Don’t Increase The Excitement
One of the lovely things about coming home to your dog is that they will always be happy to see you, whether you’ve been gone for 5 minutes or 5 hours. If you encourage this excitement, it will amplify, rather than dissipate. When you come home, don’t talk in an excited, high pitched voice and don’t look at or touch your dog until he is calm and all 4 paws are on the floor.
Stopping The Jump
It sounds deceptively simple, but simply ignoring your dog when he is jumping by turning your back and looking away will eventually teach him that it no longer gets attention. Unfortunately it takes very little time to teach a behavior, but much longer to stop one. Interestingly, if you are consistent and stop everyone from looking, touching or speaking to your dog while he is jumping it will stop much more quickly than if there is intermittent rewarding (ie. If you sometimes give your dog attention or one of your family member does when the dog is jumping on them – get your house help on that side too)
Reward The Good
As soon as all 4 paws are on the ground, look at your dog and tell him he is doing well. As soon as he starts to leap again, turn your back. You will find yourself turning in circles constantly during the early stages, but eventually your persistence will pay off.
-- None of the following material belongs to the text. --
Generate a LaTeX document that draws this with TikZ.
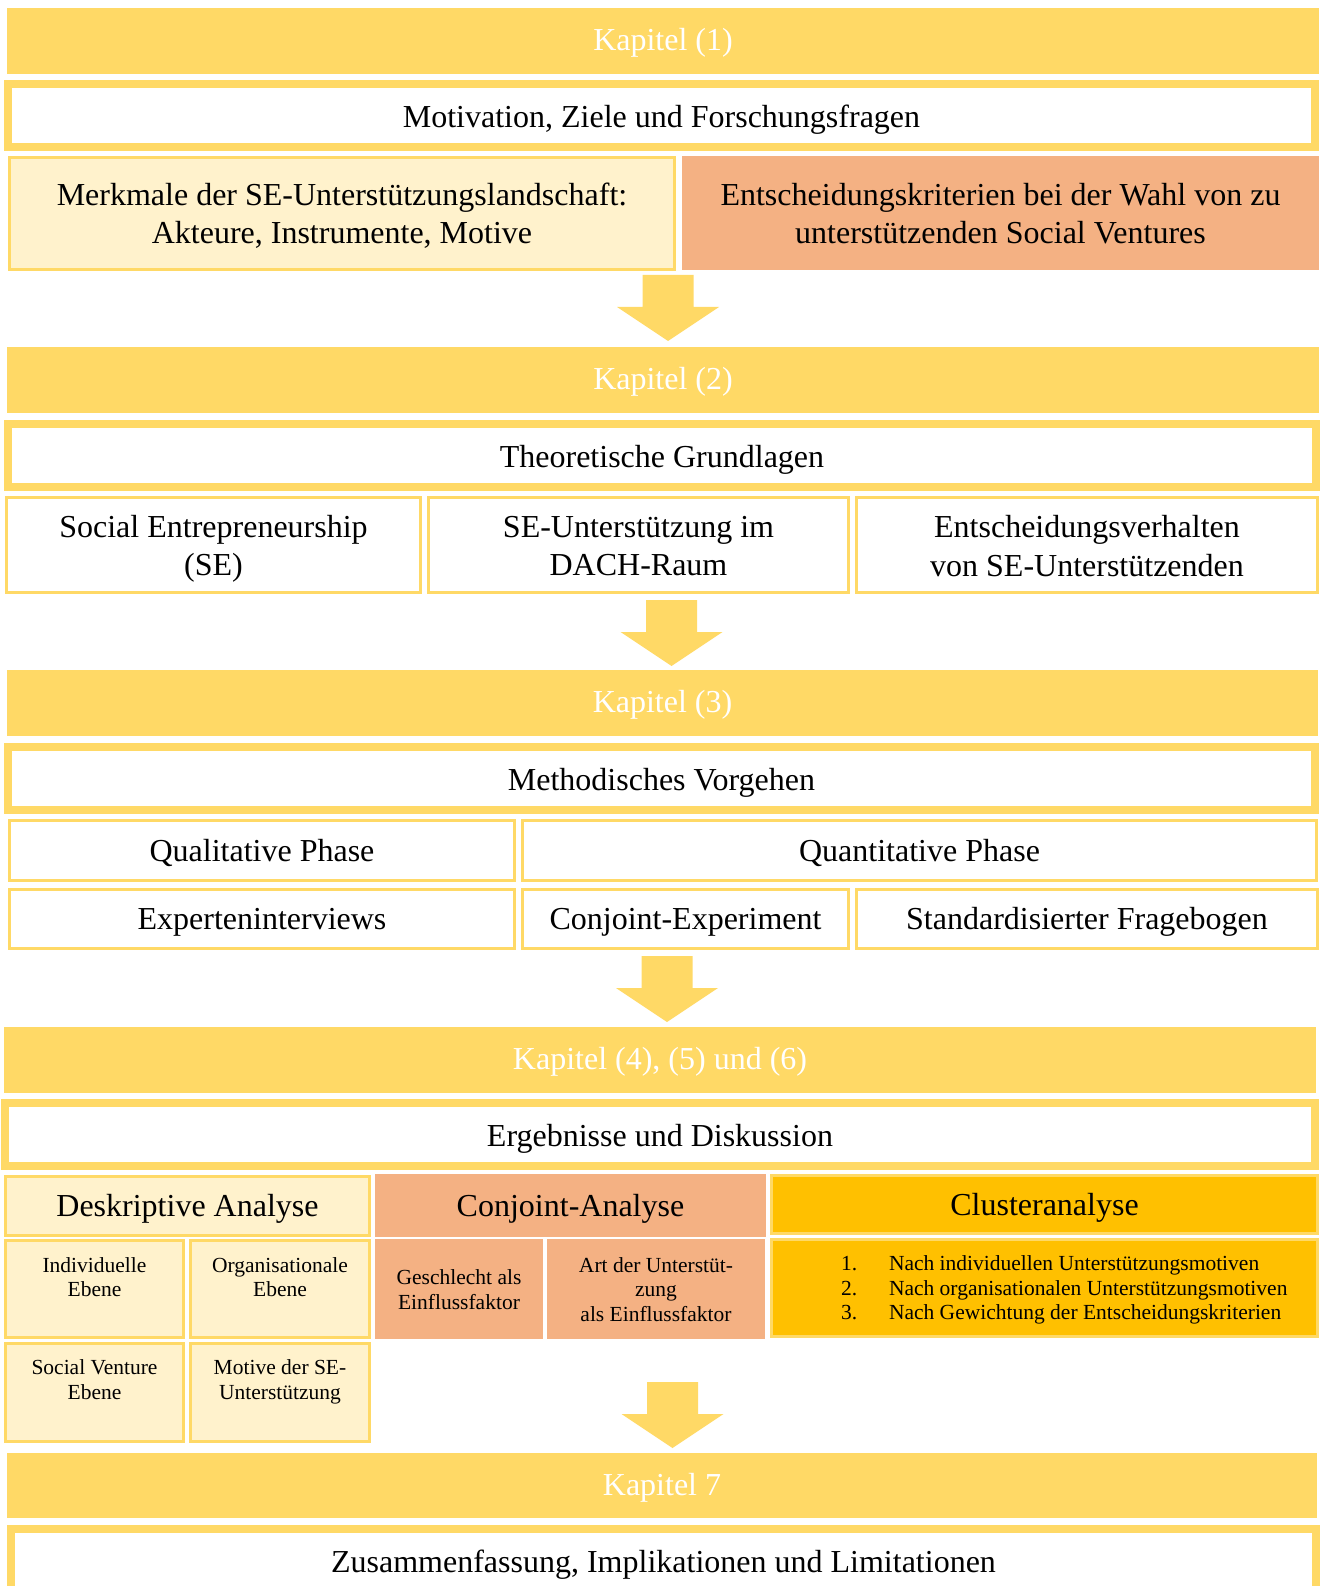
\documentclass[tikz,border=0pt]{standalone}
\usepackage{fontspec}
\setmainfont{Liberation Serif}
\definecolor{gold}{HTML}{FFD966}
\definecolor{lightyel}{HTML}{FFF2CC}
\definecolor{salm}{HTML}{F4B183}
\definecolor{orng}{HTML}{FFC000}
\newcommand\fontL{\fontsize{32}{38.4}\selectfont}
\newcommand\fontS{\fontsize{21.5}{24.6}\selectfont}
% box style, line width, name, x1, y1, x2, y2, text style, text
\newcommand\bx[9]{%
  \node[#1, line width=#2pt, minimum width={(#6-#4-#2)*1pt}, minimum height={(#7-#5-#2)*1pt}] (#3) at ({(#4+#6)/2},{(#5+#7)/2}) {};
  \node[#8] (#3t) at ([yshift=-4pt]#3.center) {#9};}
% centre x, top y
\newcommand\darrow[2]{\fill[gold] ({#1-25.5},{#2}) -- ({#1+25.5},{#2}) -- ({#1+25.5},{#2+32}) -- ({#1+51},{#2+32}) -- ({#1},{#2+66}) -- ({#1-51},{#2+32}) -- ({#1-25.5},{#2+32}) -- cycle;}
\begin{document}
\begin{tikzpicture}[x=1pt,y=-1pt,
  every node/.style={inner sep=0pt, outer sep=0pt, align=center},
  barbox/.style={fill=gold},
  framebox/.style={draw=gold, fill=white},
  whitebox/.style={draw=gold, fill=white},
  lightbox/.style={draw=gold, fill=lightyel},
  salbox/.style={fill=salm},
  orabox/.style={draw=gold, fill=orng},
  big/.style={font=\fontL},
  bigw/.style={font=\fontL, text=white, yshift=2pt},
  small/.style={font=\fontS}]
\useasboundingbox (0,0) rectangle (1320,1586);
\clip (0,0) rectangle (1320,1586);
% Kapitel 1
\bx{barbox}{0}{k1}{7}{8}{1319}{74}{bigw}{Kapitel (1)}
\bx{framebox}{8}{mot}{4}{80}{1319}{151}{big}{Motivation, Ziele und Forschungsfragen}
\bx{lightbox}{3}{merk}{8}{156}{676}{271}{big, yshift=2pt}{Merkmale der SE-Unterstützungslandschaft:\\Akteure, Instrumente, Motive}
\bx{salbox}{0}{ents}{682}{156}{1319}{270}{big, yshift=3.5pt}{Entscheidungskriterien bei der Wahl von zu\\unterstützenden Social Ventures}
\darrow{668}{275}
% Kapitel 2
\bx{barbox}{0}{k2}{7}{347}{1319}{413}{bigw}{Kapitel (2)}
\bx{framebox}{8}{theo}{4}{420}{1320}{491}{big}{Theoretische Grundlagen}
\bx{whitebox}{3}{soc}{5}{496}{422}{594}{big}{Social Entrepreneurship\\(SE)}
\bx{whitebox}{3}{seu}{427}{496}{850}{594}{big, yshift=3pt}{SE-Unterstützung im\\DACH-Raum}
\bx{whitebox}{3}{ev}{855}{496}{1319}{594}{big, yshift=3pt}{Entscheidungsverhalten\\von SE-Unterstützenden}
\darrow{671.5}{600}
% Kapitel 3
\bx{barbox}{0}{k3}{7}{670}{1318}{736}{bigw}{Kapitel (3)}
\bx{framebox}{8}{meth}{4}{743}{1319}{814}{big}{Methodisches Vorgehen}
\bx{whitebox}{3}{qual}{8}{819}{516}{882}{big, yshift=2pt}{Qualitative Phase}
\bx{whitebox}{3}{quant}{521}{819}{1318}{882}{big, yshift=2pt}{Quantitative Phase}
\bx{whitebox}{3}{expi}{8}{888}{516}{950}{big, yshift=1pt}{Experteninterviews}
\bx{whitebox}{3}{ce}{521}{888}{850}{950}{big, yshift=1pt}{Conjoint-Experiment}
\bx{whitebox}{3}{sf}{855}{888}{1319}{950}{big, yshift=1pt}{Standardisierter Fragebogen}
\darrow{667}{956}
% Kapitel 4-6
\bx{barbox}{0}{k4}{4}{1027}{1316}{1093}{bigw}{Kapitel (4), (5) und (6)}
\bx{framebox}{8}{erg}{1}{1099}{1319}{1170}{big}{Ergebnisse und Diskussion}
\bx{lightbox}{3}{desk}{4}{1175}{371}{1237}{big, yshift=1pt}{Deskriptive Analyse}
\bx{salbox}{0}{ca}{375}{1174}{766}{1237}{big, yshift=1pt}{Conjoint-Analyse}
\bx{orabox}{3}{cl}{770}{1174}{1319}{1235}{big, yshift=1pt}{Clusteranalyse}
\bx{lightbox}{3}{ind}{4}{1239}{185}{1339}{small}{}
\bx{lightbox}{3}{org}{189}{1239}{371}{1339}{small}{}
\bx{lightbox}{3}{sv}{4}{1342}{185}{1443}{small}{}
\bx{lightbox}{3}{mot2}{189}{1342}{371}{1443}{small}{}
\node[small] (indl) at (94.5,1277) {Individuelle\\Ebene};
\node[small] (orgl) at (280,1277) {Organisationale\\Ebene};
\node[small] (svl) at (94.5,1379.5) {Social Venture\\Ebene};
\node[small] (motl) at (280,1382) {Motive der SE-\\Unterstützung};
\node[salbox, minimum width=168pt, minimum height=100pt] (ges) at (459,1289) {};
\node[small] (gesl) at (459,1289.5) {Geschlecht als\\Einflussfaktor};
\node[salbox, minimum width=218pt, minimum height=100pt] (art) at (656,1289) {};
\node[small] (artl) at (656,1289.5) {Art der Unterstüt-\\zung\\als Einflussfaktor};
\bx{orabox}{3}{cll}{770}{1238}{1319}{1338}{small}{}
\node[small, anchor=west, align=left] (list) at (841,1290) {\makebox[48pt][l]{1.}Nach individuellen Unterstützungsmotiven\\
\makebox[48pt][l]{2.}Nach organisationalen Unterstützungsmotiven\\
\makebox[48pt][l]{3.}Nach Gewichtung der Entscheidungskriterien};
\darrow{672.5}{1382}
% Kapitel 7
\bx{barbox}{0}{k7}{7}{1453}{1317}{1518}{bigw}{Kapitel 7}
\node[framebox, line width=8pt, minimum width=1305pt, minimum height=80pt] (zus) at (663.5,1569) {};
\node[big] (zusl) at (663.5,1565) {Zusammenfassung, Implikationen und Limitationen};
\end{tikzpicture}
\end{document}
Also be aware that a problem behavior often gets worse before it improves, which may make it seem like the approach is not working. Your dog has been doing the same thing for a long time, so will at first be a little confused as to why he is no longer getting the same response. The natural thing to do is to try harder, so he will leap for the skies for the first couple of weeks. Just remember, that as soon as all 4 paws are on the ground, reward him (with praise and eye contact), so he gets the idea.
Jumping On Guests
If your dog is prone to leaping all over your nanna or small children, keep him on a lead by your side while they visit. When you hear the door, ask your dog to sit and reward this. You will initially need a helper, but could use something like a Treat and Train to teach him to stay on his mat while guests visit. When the guest comes inside ask them to also ignore your dog. Keep rewarding the calm behaviour and asking your pet to sit. Only allow him off-lead when you are sure he will reliably sit by your side.
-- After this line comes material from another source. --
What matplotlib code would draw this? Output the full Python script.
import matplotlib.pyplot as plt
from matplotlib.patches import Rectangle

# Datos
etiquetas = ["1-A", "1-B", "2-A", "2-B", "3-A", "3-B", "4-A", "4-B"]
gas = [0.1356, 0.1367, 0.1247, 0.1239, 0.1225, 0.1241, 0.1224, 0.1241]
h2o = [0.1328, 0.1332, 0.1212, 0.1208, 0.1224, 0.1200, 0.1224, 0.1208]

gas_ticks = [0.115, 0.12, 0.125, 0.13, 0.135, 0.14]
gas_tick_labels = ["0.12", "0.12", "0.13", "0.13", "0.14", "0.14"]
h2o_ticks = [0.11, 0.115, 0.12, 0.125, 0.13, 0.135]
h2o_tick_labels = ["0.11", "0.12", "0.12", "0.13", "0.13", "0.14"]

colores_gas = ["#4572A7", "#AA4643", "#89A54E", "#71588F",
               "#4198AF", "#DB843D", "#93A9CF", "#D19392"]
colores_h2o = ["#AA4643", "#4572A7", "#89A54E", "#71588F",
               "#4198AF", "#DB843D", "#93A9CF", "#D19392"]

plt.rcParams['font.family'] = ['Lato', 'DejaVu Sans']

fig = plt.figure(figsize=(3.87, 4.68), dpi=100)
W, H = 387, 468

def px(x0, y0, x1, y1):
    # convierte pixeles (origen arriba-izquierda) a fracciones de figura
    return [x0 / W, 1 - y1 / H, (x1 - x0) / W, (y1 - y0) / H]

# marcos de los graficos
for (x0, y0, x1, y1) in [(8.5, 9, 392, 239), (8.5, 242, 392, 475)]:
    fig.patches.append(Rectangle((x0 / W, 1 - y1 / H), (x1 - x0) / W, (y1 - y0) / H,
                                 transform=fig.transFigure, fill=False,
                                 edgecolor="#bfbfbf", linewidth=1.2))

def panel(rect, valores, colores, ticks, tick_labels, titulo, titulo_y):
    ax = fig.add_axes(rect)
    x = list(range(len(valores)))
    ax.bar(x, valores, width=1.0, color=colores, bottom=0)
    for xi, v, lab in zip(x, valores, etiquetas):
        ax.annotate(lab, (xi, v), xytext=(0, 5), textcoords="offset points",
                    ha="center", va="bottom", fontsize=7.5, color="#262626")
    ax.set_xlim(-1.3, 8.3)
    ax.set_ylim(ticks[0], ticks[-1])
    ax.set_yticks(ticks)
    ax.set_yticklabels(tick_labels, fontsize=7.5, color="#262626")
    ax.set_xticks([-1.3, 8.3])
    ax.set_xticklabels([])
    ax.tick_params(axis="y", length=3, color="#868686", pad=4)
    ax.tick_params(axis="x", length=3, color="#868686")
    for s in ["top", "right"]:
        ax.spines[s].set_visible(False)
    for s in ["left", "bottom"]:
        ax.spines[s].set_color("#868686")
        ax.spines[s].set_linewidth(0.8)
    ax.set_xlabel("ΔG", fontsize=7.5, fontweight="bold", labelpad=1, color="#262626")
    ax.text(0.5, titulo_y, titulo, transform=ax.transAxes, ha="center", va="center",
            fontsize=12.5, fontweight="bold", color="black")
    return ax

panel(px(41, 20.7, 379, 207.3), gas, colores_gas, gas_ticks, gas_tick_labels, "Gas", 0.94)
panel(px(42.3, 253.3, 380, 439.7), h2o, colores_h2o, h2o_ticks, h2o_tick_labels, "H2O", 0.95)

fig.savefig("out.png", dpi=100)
If you have some friends, ask if they can practice with your dog. The more occasions your dog has to learn the appropriate response to a visitor, the quicker he will learn. Ask them to ignore the jumping and only give attention (lavish attention) when your dog is sitting politely.
Another option for dogs that need constant monitoring when guests arrive is to crate train them or teach them to sit on their bed. Give them a high value treat such as a bone or a toy filled with his favourite treats when guests first arrive as a reward for staying put. This may not last the entire visit, but hopefully the initial excitement phase can be diverted to chewing instead. If you know you are having a big group of people over consider taking your dog out for a big run so he is not bored and full of energy. A tired dog is not only a happy dog, but a well behaved one!
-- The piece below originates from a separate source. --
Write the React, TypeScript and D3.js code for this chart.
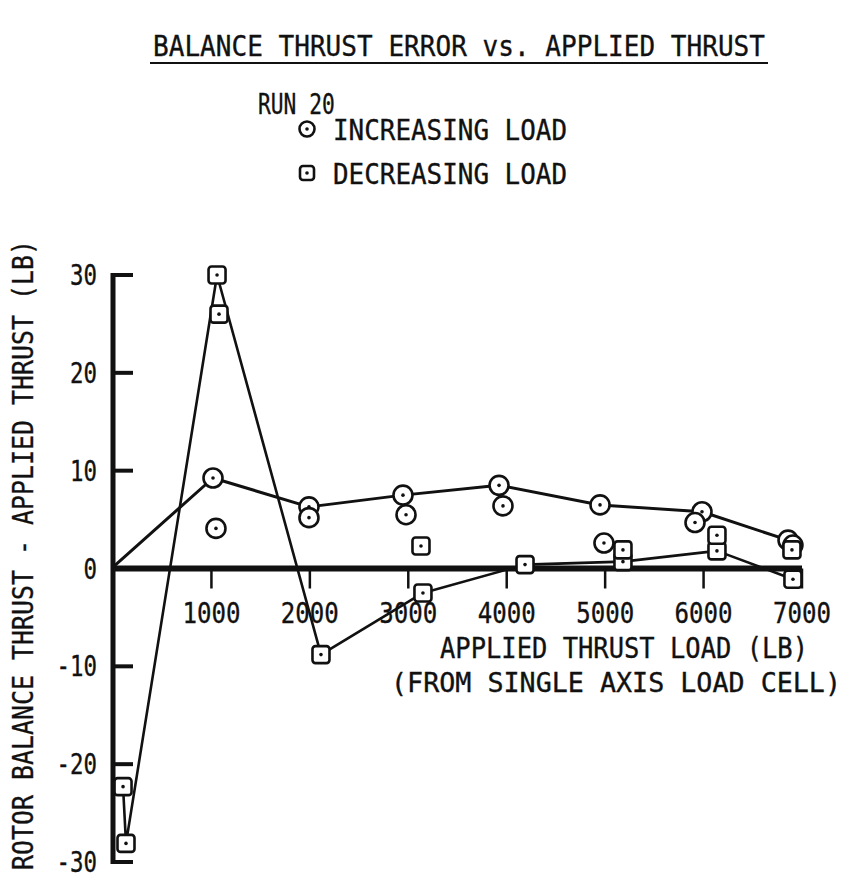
import React from "react";
import * as d3 from "d3";

// Applied thrust load (lb) and balance error (lb), increasing load, joined by a line
const incLineLoad = [0, 1016, 1991, 2946, 3922, 4948, 5984, 6858];
const incLineErr = [0.15, 9.25, 6.3, 7.5, 8.5, 6.5, 5.8, 2.9];
// Further increasing-load readings, plotted as marks only
const incExtraLoad = [1046, 1991, 2977, 3962, 4988, 5913, 6908];
const incExtraErr = [4.1, 5.2, 5.5, 6.4, 2.6, 4.7, 2.4];

// Decreasing load, in the order the load was taken off, joined by a line
const decLineLoad = [6908, 6136, 5181, 4186, 3149, 2113, 1057, 132, 102];
const decLineErr = [-1.1, 1.8, 0.7, 0.4, -2.5, -8.8, 30, -28.1, -22.3];
// Further decreasing-load readings, marks only
const decExtraLoad = [1077, 3129, 5181, 6136, 6898];
const decExtraErr = [26, 2.3, 1.9, 3.4, 1.9];

const xTicks = [1000, 2000, 3000, 4000, 5000, 6000, 7000];
const yTicks = [30, 20, 10, 0, -10, -20, -30];

const FONT = "'DejaVu Sans Mono', monospace";
const INK = "#111";

// Typewriter-style label: tall glyphs squeezed to a fixed advance per character
function Label(props: {
  x: number;
  y: number;
  text: string;
  size?: number;
  adv?: number;
  anchor?: "start" | "middle" | "end";
  transform?: string;
}) {
  const { x, y, text, size = 28, adv = 14.5, anchor = "start", transform } = props;
  return (
    <text
      x={x}
      y={y}
      transform={transform}
      textAnchor={anchor}
      fontFamily={FONT}
      fontSize={size}
      fill={INK}
      stroke={INK}
      strokeWidth={0.35}
      textLength={text.length * adv}
      lengthAdjust="spacingAndGlyphs"
    >
      {text}
    </text>
  );
}

export default function App() {
  const x = d3.scaleLinear().domain([0, 7000]).range([113, 802]);
  const y = d3.scaleLinear().domain([-30, 30]).range([862, 275]);

  const line = d3
    .line<[number, number]>()
    .x((d) => x(d[0]))
    .y((d) => y(d[1]));

  const incLine = incLineLoad.map((v, i) => [v, incLineErr[i]] as [number, number]);
  const decLine = decLineLoad.map((v, i) => [v, decLineErr[i]] as [number, number]);

  const circles = [
    ...incLine.slice(1),
    ...incExtraLoad.map((v, i) => [v, incExtraErr[i]] as [number, number]),
  ];
  const squares = [
    ...decLine,
    ...decExtraLoad.map((v, i) => [v, decExtraErr[i]] as [number, number]),
  ];

  const Circle = ({ cx, cy, r = 9.5 }: { cx: number; cy: number; r?: number }) => (
    <g>
      <circle cx={cx} cy={cy} r={r} fill="#fff" stroke={INK} strokeWidth={2.6} />
      <circle cx={cx} cy={cy} r={1.8} fill={INK} />
    </g>
  );
  const Square = ({ cx, cy, s = 17 }: { cx: number; cy: number; s?: number }) => (
    <g>
      <rect x={cx - s / 2} y={cy - s / 2} width={s} height={s} rx={3} fill="#fff" stroke={INK} strokeWidth={2.6} />
      <circle cx={cx} cy={cy} r={1.8} fill={INK} />
    </g>
  );

  return (
    <svg width={859} height={890} style={{ position: "absolute", left: 0, top: 0, background: "#fff" }}>
      <rect width={859} height={890} fill="#fff" />
      {/* title block */}
      <Label x={153} y={56} text="BALANCE THRUST ERROR vs. APPLIED THRUST" size={29} adv={612 / 39} />
      <line x1={150} x2={768} y1={63} y2={63} stroke={INK} strokeWidth={2} />
      <Label x={258} y={114} text="RUN 20" size={28} adv={12.8} />
      <Circle cx={307} cy={129} r={7.5} />
      <Label x={333} y={140} text="INCREASING LOAD" size={28} adv={15.6} />
      <Square cx={307} cy={173} s={14} />
      <Label x={333} y={184} text="DECREASING LOAD" size={28} adv={15.6} />

      {/* y axis */}
      <line x1={x(0)} x2={x(0)} y1={y(30) - 2} y2={y(-30) + 2} stroke={INK} strokeWidth={5} />
      {yTicks.filter((t) => t !== 0).map((t) => (
        <line key={t} x1={x(0)} x2={x(0) + 20} y1={y(t)} y2={y(t)} stroke={INK} strokeWidth={4} />
      ))}
      {yTicks.map((t) => (
        <Label key={t} x={97} y={y(t) + 10} text={String(t)} anchor="end" size={28} adv={13.5} />
      ))}
      <Label
        x={0}
        y={0}
        transform="translate(33, 555) rotate(-90)"
        text="ROTOR BALANCE THRUST - APPLIED THRUST (LB)"
        anchor="middle"
        size={28}
        adv={630 / 42}
      />

      {/* x axis */}
      <line x1={x(0)} x2={x(7000)} y1={y(0)} y2={y(0)} stroke={INK} strokeWidth={6} />
      {xTicks.map((t) => (
        <line key={t} x1={x(t)} x2={x(t)} y1={y(0)} y2={y(0) + 20} stroke={INK} strokeWidth={2.5} />
      ))}
      {xTicks.map((t) => (
        <Label key={t} x={x(t)} y={623} text={String(t)} anchor="middle" size={28} adv={14.5} />
      ))}
      <Label x={624} y={658} text="APPLIED THRUST LOAD (LB)" anchor="middle" size={28} adv={368 / 24} />
      <Label x={616} y={692} text="(FROM SINGLE AXIS LOAD CELL)" anchor="middle" size={26} adv={450 / 28} />

      {/* data lines */}
      <path d={line(incLine) ?? ""} fill="none" stroke={INK} strokeWidth={3} strokeLinejoin="round" />
      <path d={line(decLine) ?? ""} fill="none" stroke={INK} strokeWidth={2.6} strokeLinejoin="round" />

      {/* data marks */}
      {circles.map((d, i) => (
        <Circle key={`c${i}`} cx={x(d[0])} cy={y(d[1])} />
      ))}
      {squares.map((d, i) => (
        <Square key={`s${i}`} cx={x(d[0])} cy={y(d[1])} />
      ))}
    </svg>
  );
}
Training Your Dog To Jump Up On Request
Some owners feel there are times when it is both appropriate and enjoyable for their dog to greet them by jumping-up. To avoid confusion, always herald these occasions with a suitable request, e.g., “Give us a Hug.” Never allow the dog to jump-up unless on invitation. When returning home, first have the dog greet you in a calm, controlled stay, and then once you have closed the front door or changed into dog-jumping clothes, tell the dog to give you a hug. Thus, the previous problem – joyful jumping – becomes the reward for not jumping-up during the initial greeting.